What to say on the sales page
You do not need a long explanation. Just enough to feel fair and confident.
Something like:
We offer regional pricing in selected countries to make this program more accessible globally. If local pricing is available for your region, it will appear at checkout.
That sounds a lot better than vague discounting or back-channel bargaining.
Mistakes that make PPP backfire
Making it easy to game
If buyers can switch locations with zero friction, people will exploit it. Use sensible controls. Not perfect ones, just sensible ones.
Hiding it like a secret coupon club
If regional pricing exists, acknowledge it clearly. Otherwise it can feel arbitrary when people discover different prices.
Applying it to every offer immediately
Start with one offer first. Usually your flagship course or cohort program. Learn from real behavior before expanding.
Using PPP to avoid fixing weak positioning
If your offer is not converting in your main market, PPP is not the answer. That is a messaging or product problem.

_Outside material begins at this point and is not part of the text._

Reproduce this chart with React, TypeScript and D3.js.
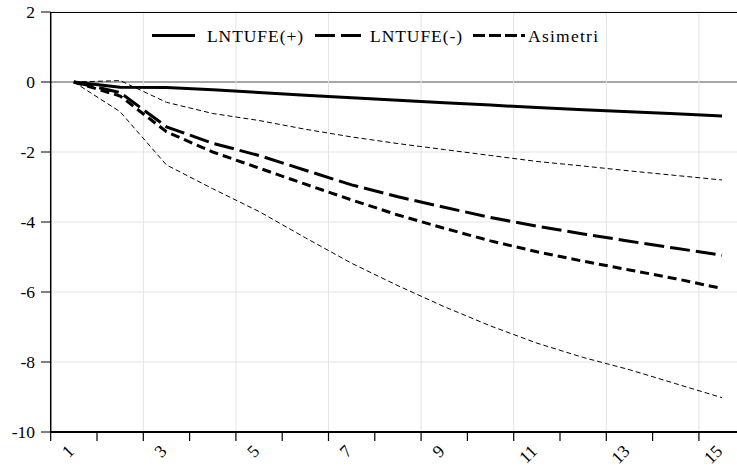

The smartest way to test it
Run a 30-day test on one offer.
Track:
- checkout conversion by region
- refund rate by region
- revenue per visitor
- support tickets related to pricing
- whether PPP buyers actually complete and succeed
You are not just measuring “more sales.” You are measuring whether this expands your business in a healthy way.
The bigger takeaway
PPP pricing is really a brand decision disguised as a pricing tactic.
It says: we are premium, we know our value, and we also understand that global access is not the same as global affordability.
For solo educators building a branded learning business, that is a strong position. You are not racing to the bottom. You are designing a pricing model that matches how the internet actually works.
One fair price for everyone sounds simple. In practice, it often leaves good buyers out.
A better approach is one strong offer, one clear value story, and a pricing system flexible enough to meet real markets where they are.